Traveling through time before the alleged events in Chicago should lead us all to ask some questions of ourselves and of those in government and law enforcement. It also beckons questions regarding the media, who Burke once stated is “the fourth estate of power” in the three branches of our government.
The question, posed mainly to American media: Why did it take a British media service to break the story of Homan Square? Were there no affiliates for NBC, CBS, FOX, CNN, or ABC in the media market of Chicago to cover this story? Why have most constitutional conservatives, and even to a degree, libertarians remained mostly silent on this particular case? Did the sheepdogs who barked against the door of the unlimited power that the Patriot Act would open get consumed by the wolves? Were they really wolves in sheep’s clothing? Will routine traffic stops now lead to indefinite detention without the right to counsel or even the ability to refuse illegal or unwarranted search and seizure?

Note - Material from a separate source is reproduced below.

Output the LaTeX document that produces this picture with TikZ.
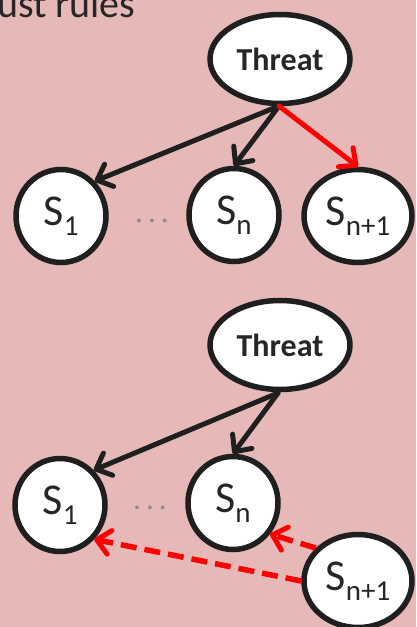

Better yet, imagine if you will that this story brought to light children in the Chicago area who were deemed disruptive and just whisked away without parental notification or consent? I imagine though in the end, despite the utter moral and ethical contempt each of us should have regarding a government and a police department whose corruption knows no bounds, once the next celebrity sex tape or clothing mishap occurs this will be yet another unlearned lesson towards the final sum goal of living in a system that constantly reminds us each day we are free to do as they tell us to do.
In the end, maybe the words of the good Dr. Thompson serve us best to reflect on: “We cannot expect people to have respect for law and order until we teach respect to those we have entrusted to enforce those laws.”
Better start passing out those red pills of truth on the way to Barstow friends.